You can try to look inside a black box, but you’ll obtain little insight. Fundamentally, AI is built of equations whose parameters are modified using statistics and differential calculus. There are no semantics here; no building blocks for explanations that a person would find meaningful. It’s numbers and equations all the way down.

So far, the AI field hasn’t really had to worry about this. Research takes place away from the real world, in the realm of video games and narrow ‘toy’ problems. Commercial uses are also pretty inconsequential. When my smart speaker mishears a voice command I don’t demand an explanation because while frustrating, the mistake barely matters. Where the risks are low we can bury our problems.

A clear exception is the content recommender systems on social networks. It seems clear that some of the fractures in modern politics are due to how these complex algorithms work to maximise ad revenue, in a way that their creators could not easily foresee or control. This is really the first AI application with much freedom to interact with humans, and the results are scary.

And we can look forward to many more ambitious uses of AI than this, far more integrated with our social fabric, as part of our legal system for example, or with the physical world through robotic embodiment. In these inevitable future applications, human welfare, and even human lives, are regularly at stake, and transparency, trust and verifiable safety are essential.

🎓 My Research

My PhD research will explore what it means to obtain genuine explanation and understanding from artificial intelligence deployed in safety-critical environments, specifically in the form of multi-agent systems. These consist of multiple actors interacting in a common environment, each working towards a goal that may be individual, shared or adversarial. Examples include fleets of vehicles (cars, trains, ships, drones…), human-robot teams collaborating on a factory floor, and stock market trading algorithms.

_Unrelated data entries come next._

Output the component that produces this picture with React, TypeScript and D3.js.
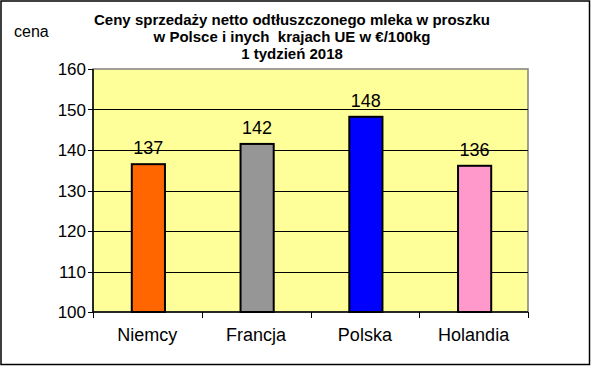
import React, { useEffect } from "react";
import * as d3 from "d3";

const categories = ["Niemcy", "Francja", "Polska", "Holandia"];
const values = [136.5, 141.5, 148.2, 136.1];
const valueLabels = ["137", "142", "148", "136"];
const barColors = ["#FF6600", "#969696", "#0000FF", "#FF99CC"];
const yTicks = [100, 110, 120, 130, 140, 150, 160];
const titleLines = [
  "Ceny sprzedaży netto odtłuszczonego mleka w proszku",
  "w Polsce i inych  krajach UE w €/100kg",
  "1 tydzień 2018",
];

const W = 591;
const H = 366;
const M = { left: 93, right: 528, top: 69, bottom: 312 };

export default function App() {
  useEffect(() => {
    document.body.style.margin = "0";
  }, []);

  const x = d3.scaleBand<string>().domain(categories).range([M.left, M.right]).paddingInner(0).paddingOuter(0);
  const y = d3.scaleLinear().domain([100, 160]).range([M.bottom, M.top]);
  const bw = x.bandwidth() * 0.305;
  const font = "Arial, 'Liberation Sans', sans-serif";

  return (
    <svg width={W} height={H} style={{ display: "block" }} fontFamily={font}>
      <rect x={0} y={0} width={W} height={H} fill="#fff" />
      <rect x={1} y={1} width={W - 2.5} height={H - 2.5} fill="none" stroke="#000" strokeWidth={1.5} />
      <text x={14} y={37} fontSize={16} fill="#000">cena</text>
      {titleLines.map((t, i) => (
        <text key={i} x={292} y={25 + i * 17} textAnchor="middle" fontSize={15} fontWeight="bold" fill="#000" style={{ whiteSpace: "pre" }}>
          {t}
        </text>
      ))}
      <rect x={M.left} y={M.top} width={M.right - M.left} height={M.bottom - M.top} fill="#FFFF99" stroke="#808080" strokeWidth={1.5} />
      {yTicks.slice(1, -1).map((t) => (
        <line key={t} x1={M.left} x2={M.right} y1={Math.round(y(t)) + 0.5} y2={Math.round(y(t)) + 0.5} stroke="#000" strokeWidth={1} />
      ))}
      {yTicks.map((t) => (
        <g key={t}>
          <line x1={M.left - 5} x2={M.left} y1={Math.round(y(t)) + 0.5} y2={Math.round(y(t)) + 0.5} stroke="#000" />
          <text x={86} y={y(t) + 6} textAnchor="end" fontSize={17} fill="#000">{t}</text>
        </g>
      ))}
      {categories.map((c, i) => {
        const cx = (x(c) as number) + x.bandwidth() / 2;
        return (
          <g key={c}>
            <rect x={cx - bw / 2 + 1} y={y(values[i])} width={bw} height={M.bottom - y(values[i])} fill={barColors[i]} stroke="#000" strokeWidth={2} />
            <text x={cx + 1} y={y(values[i]) - 10} textAnchor="middle" fontSize={18} fill="#000">{valueLabels[i]}</text>
            <text x={cx} y={341} textAnchor="middle" fontSize={18} fill="#000">{c}</text>
          </g>
        );
      })}
      {[...categories.map((c) => x(c) as number), M.right].map((tx, i) => (
        <line key={i} x1={Math.round(tx) + 0.5} x2={Math.round(tx) + 0.5} y1={M.bottom} y2={M.bottom + 6} stroke="#000" />
      ))}
      <line x1={M.left} x2={M.left} y1={M.top} y2={M.bottom} stroke="#000" strokeWidth={1.5} />
      <line x1={M.left} x2={M.right} y1={M.bottom} y2={M.bottom} stroke="#000" strokeWidth={1.5} />
    </svg>
  );
}
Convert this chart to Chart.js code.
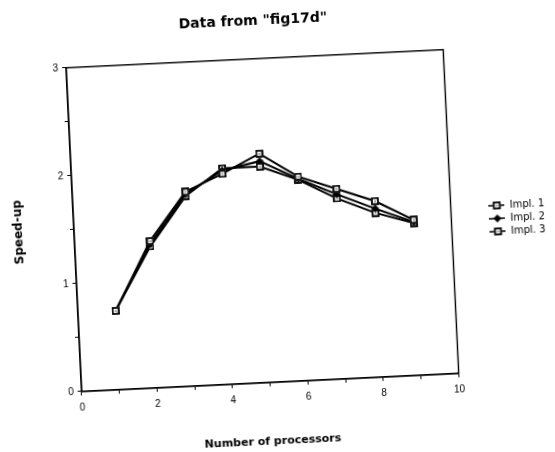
<!DOCTYPE html>
<html>
<head>
<meta charset="utf-8">
<script src="https://cdn.jsdelivr.net/npm/chart.js@4"></script>
<style>
  html, body { margin: 0; padding: 0; background: #fff; overflow: hidden; }
  #wrap { width: 555px; height: 452px; transform: rotate(-2.75deg); transform-origin: 50% 50%; }
</style>
</head>
<body>
<div id="wrap"><canvas id="speedChart" width="555" height="452"></canvas></div>
<script>
const processors = [1, 2, 3, 4, 5, 6, 7, 8, 9];
const impl1 = [0.73, 1.36, 1.80, 1.95, 2.12, 1.89, 1.76, 1.63, 1.44];
const impl2 = [0.73, 1.33, 1.78, 1.98, 2.05, 1.87, 1.71, 1.56, 1.42];
const impl3 = [0.73, 1.31, 1.76, 2.00, 2.00, 1.86, 1.67, 1.52, 1.41];
const seriesNames = ["Impl. 1", "Impl. 2", "Impl. 3"];

// little marker images
function squareDot() {
  const c = document.createElement("canvas");
  c.width = 8; c.height = 8;
  const g = c.getContext("2d");
  g.fillStyle = "#fff";
  g.fillRect(0, 0, 8, 8);
  g.strokeStyle = "#000";
  g.lineWidth = 1.8;
  g.strokeRect(1, 1, 6, 6);
  g.fillStyle = "#000";
  g.fillRect(3.5, 3.5, 1.2, 1.2);
  return c;
}
function diamond() {
  const c = document.createElement("canvas");
  c.width = 8; c.height = 8;
  const g = c.getContext("2d");
  g.fillStyle = "#000";
  g.beginPath();
  g.moveTo(4, 0); g.lineTo(8, 4); g.lineTo(4, 8); g.lineTo(0, 4);
  g.closePath();
  g.fill();
  return c;
}
function legendIcon(marker) {
  const c = document.createElement("canvas");
  c.width = 16; c.height = 8;
  const g = c.getContext("2d");
  g.strokeStyle = "#000";
  g.lineWidth = 1.5;
  g.beginPath(); g.moveTo(0, 4); g.lineTo(16, 4); g.stroke();
  g.drawImage(marker, 4, 0);
  return c;
}

const markers = [squareDot(), diamond(), squareDot()];

const frameBox = {
  id: "frameBox",
  afterDraw(chart) {
    const a = chart.chartArea;
    const ctx = chart.ctx;
    ctx.save();
    ctx.strokeStyle = "#000";
    ctx.lineWidth = 1.4;
    ctx.strokeRect(a.left, a.top, a.right - a.left, a.bottom - a.top);
    ctx.restore();
  },
};

function makeSet(i, values) {
  return {
    label: seriesNames[i],
    data: processors.map((x, k) => ({ x: x, y: values[k] })),
    borderColor: "#000",
    backgroundColor: "#fff",
    borderWidth: 2,
    pointStyle: markers[i],
    pointRadius: 4,
    tension: 0,
  };
}

const font = "'Liberation Sans', Arial, sans-serif";
const boldFont = "'DejaVu Sans', sans-serif";

new Chart(document.getElementById("speedChart").getContext("2d"), {
  type: "line",
  data: {
    datasets: [makeSet(0, impl1), makeSet(1, impl2), makeSet(2, impl3)],
  },
  options: {
    responsive: false,
    animation: false,
    layout: { padding: { left: 8, right: 0, top: 6, bottom: 0 } },
    scales: {
      x: {
        type: "linear",
        min: 0,
        max: 10,
        ticks: {
          stepSize: 1,
          color: "#000",
          font: { family: font, size: 10 },
          maxRotation: 0,
          padding: 6,
          callback: (v) => (v % 2 === 0 ? v : ""),
        },
        grid: { drawOnChartArea: false, color: "#000", tickLength: 4, lineWidth: 1 },
        border: { color: "#000", width: 1.4 },
        title: {
          display: true,
          text: "Number of processors",
          color: "#000",
          font: { family: boldFont, size: 11, weight: "bold" },
          padding: { top: 25 },
        },
      },
      y: {
        min: 0,
        max: 3,
        ticks: {
          stepSize: 0.5,
          color: "#000",
          font: { family: font, size: 10 },
          padding: 4,
          callback: (v) => (Number.isInteger(v) ? v : ""),
        },
        grid: { drawOnChartArea: false, color: "#000", tickLength: 4, lineWidth: 1 },
        border: { color: "#000", width: 1.4 },
        title: {
          display: true,
          text: "Speed-up",
          color: "#000",
          font: { family: boldFont, size: 12, weight: "bold" },
          padding: { bottom: 30 },
        },
      },
      // empty axis only to leave room between the frame and the legend
      gap: {
        type: "linear",
        position: "right",
        display: true,
        ticks: { display: false },
        grid: { display: false },
        border: { display: false },
        afterFit: (scale) => { scale.width = 35; },
      },
    },
    plugins: {
      title: {
        display: true,
        fullSize: false,
        text: 'Data from "fig17d"',
        color: "#000",
        font: { family: boldFont, size: 14, weight: "bold" },
        padding: { top: 6, bottom: 29 },
      },
      legend: {
        position: "right",
        labels: {
          color: "#000",
          font: { family: boldFont, size: 10 },
          usePointStyle: true,
          pointStyleWidth: 16,
          padding: 3,
          generateLabels: (chart) =>
            chart.data.datasets.map((ds, i) => ({
              text: ds.label,
              pointStyle: legendIcon(markers[i]),
              fontColor: "#000",
              strokeStyle: "#000",
              fillStyle: "#fff",
              lineWidth: 0,
              datasetIndex: i,
            })),
        },
      },
      tooltip: { enabled: false },
    },
  },
  plugins: [frameBox],
});
</script>
</body>
</html>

Some questions that I might seek to answer include:

  • What is the nature of the putative trade-off between model comprehensibility and performance in autonomous intelligent systems? Could simplicity improve generalisation?
  • Can post-hoc explanation of black box models ever provide the level of verification and validation needed for safety-critical applications, or is inherent interpretability the only viable approach?

  • Does generalised and trustworthy explanation require explicit causal and predictive models? Does it require a theory of mind?